Appearing on an installment of former NFL player Emmanuel Acho’s Uncomfortable Conversations with a Black Man video series, NFL commissioner Roger Goodell said he regrets that his league did not listen to Colin Kaepernick’s message about social justice sooner.
“The first thing I’d say is I’d wish we had listened earlier, Kaep, to what you were kneeling about and what you were trying to bring attention to,” Goodell said.
Goodell, who did not mention Kaepernick by name in a June statement in which he admitted the NFL should have listened to its players sooner about systematic racism, also said player protests are “not about the flag.”
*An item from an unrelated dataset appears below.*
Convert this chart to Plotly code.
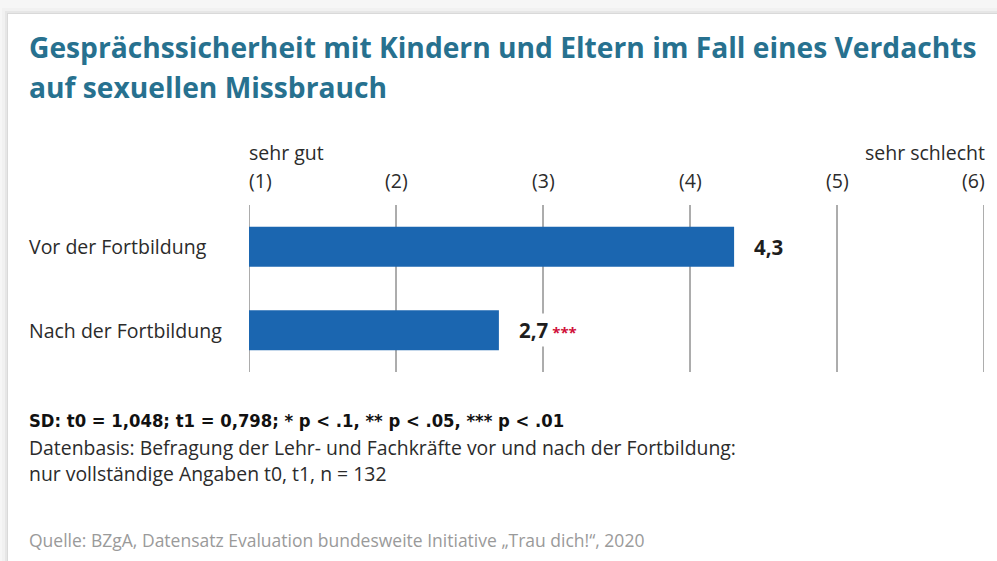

“The message here, what our players are doing, is being mischaracterized,” he said. “These are not people who are unpatriotic. They’re not disloyal. They’re not against our military. In fact, many of those guys were in the military, and they are a military family. What they were trying to do is exercise their right to bring attention to something that needs to get fixed, and that misrepresentation of who they were and what they were doing was the thing that really gnawed at me.”
It seems likely that when the NFL season begins in less than three weeks, players will kneel during the national anthem and engage in other forms of on-field activism in order to call attention to racial inequality and social injustice in the United States.
Some NFL players believe that, if they kneel, Goodell may actually take part as well.